Milton All Saints (Mausoleum)Archaeology

Designed in Greek Doric style by Sir Robert Smirke, architect of the British Museum, the building is, according to Pevsner (1979), ‘a clever combination of church and mausoleum.’ Excavation of the foundations started in May 1824 but although the Duke’s diary entries report reasonable progress with the building work over the next year (in June 1825 he observes that ‘it wants nothing but the dome’ and in November the workman were ‘fitting up the inside of Markham Church’) the mausoleum did not open until nine years later on 27 December 1833.
The east end |
The west end |
The mausoleum part of the building has as its entrance an impressive four-column pedimented portico at the east end.

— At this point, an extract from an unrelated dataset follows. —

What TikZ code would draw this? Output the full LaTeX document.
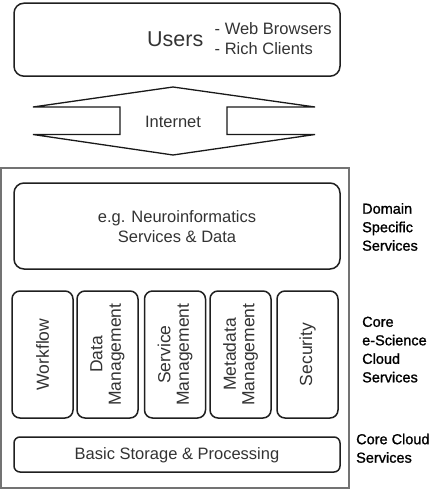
\documentclass[tikz,border=0pt]{standalone}
\usepackage{fontspec}
\setmainfont{Liberation Sans}
\newfontfamily\captionface[FakeBold=1.2]{Liberation Sans}
\begin{document}
\begin{tikzpicture}[x=1pt,y=-1pt,
  box/.style={draw=black!88,line width=1.5pt,rounded corners=#1,inner sep=0pt},
  box/.default=10pt,
  boxtext/.style={text=black!80,font=\fontsize{16.5}{19.5}\selectfont,align=center,inner sep=0pt},
  colbox/.style={box=8pt,minimum width=61pt,minimum height=127pt},
  coltext/.style={text=black!80,font=\fontsize{17.5}{18.5}\selectfont,align=center,rotate=90,inner sep=0pt},
  layer/.style={font=\captionface\fontsize{14.5}{18.5}\selectfont,align=left,anchor=north west,inner sep=0pt},
  pipe/.style={draw=black!90,line width=1.3pt,line join=miter}
]
\useasboundingbox (0,0) rectangle (431,497);

% user side
\node[box,minimum width=326pt,minimum height=73pt] (users) at (177,39.7) {};
\node[boxtext,font=\fontsize{21.5}{24}\selectfont,anchor=base west] (userslabel) at (147,47) {Users};
\node[boxtext,anchor=base west] (browsers) at (214.5,35) {- Web Browsers};
\node[boxtext,anchor=base west] (clients) at (214.5,55) {- Rich Clients};

% two-headed Internet arrow
\coordinate (uptip) at (173,87);
\coordinate (downtip) at (173,155);
\draw[pipe] (uptip) -- (33,107) -- (120,107) -- (120,134.5) -- (33,134.5)
  -- (downtip) -- (315,134.5) -- (227,134.5) -- (227,107) -- (315,107) -- cycle;
\node[boxtext] (internet) at (173,122) {Internet};

% cloud platform
\node[draw=black!55,line width=1.2pt,minimum width=348pt,minimum height=320pt,inner sep=0pt] (cloud) at (175,328) {};

\node[box,minimum width=326pt,minimum height=86pt] (domain) at (177,226) {};
\node[boxtext] (domaintext) at (177,226.5) {e.g. Neuroinformatics\\Services \& Data};

\node[colbox] (workflow) at (42.5,354.5) {};
\node[coltext] at (workflow.center) {Workflow};
\node[colbox] (datamgmt) at (107.5,354.5) {};
\node[coltext] at (datamgmt.center) {Data\\Management};
\node[colbox] (servmgmt) at (175,354.5) {};
\node[coltext] at (servmgmt.center) {Service\\Management};
\node[colbox] (metamgmt) at (240.5,354.5) {};
\node[coltext] at (metamgmt.center) {Metadata\\Management};
\node[colbox] (security) at (307.5,354.5) {};
\node[coltext] at (security.center) {Security};

\node[box=6pt,minimum width=326pt,minimum height=35pt] (storage) at (177,454.5) {};
\node[boxtext] (storagetext) at (177,455) {Basic Storage \& Processing};

% layer captions
\node[layer] (domaincap) at (362,203) {Domain\\Specific\\Services};
\node[layer] (corecap) at (362,316.5) {Core\\e-Science\\Cloud\\Services};
\node[layer] (cloudcap) at (356,433.5) {Core Cloud\\Services};
\end{tikzpicture}
\end{document}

It leads to a vestibule (with vestries on the north and south) and beyond is the rotunda with tomb chambers in the form of transepts on the north and south. The tomb chambers were originally intended to hold the remains of the Dukes of Newcastle and their families but the 4th Duke decided that they would be used to accommodate monuments and the dead were laid to rest in ‘The Dormitory’ under the nave floor.
Ionic screen/Reredos |
Inner porch and singers' loft |
The nave was designed to be the new parish church and access to it was through a west door flanked by single pilasters. Inside the church is divided off from the mausoleum by an Ionic screen (reredos) at the east end of the nave with a door behind it that leads into the rotunda. There is also a ‘singer’s loft’ or gallery against the west wall, over the inner porch at the west door.
There have been no significant additions or modifications to the building since 1833.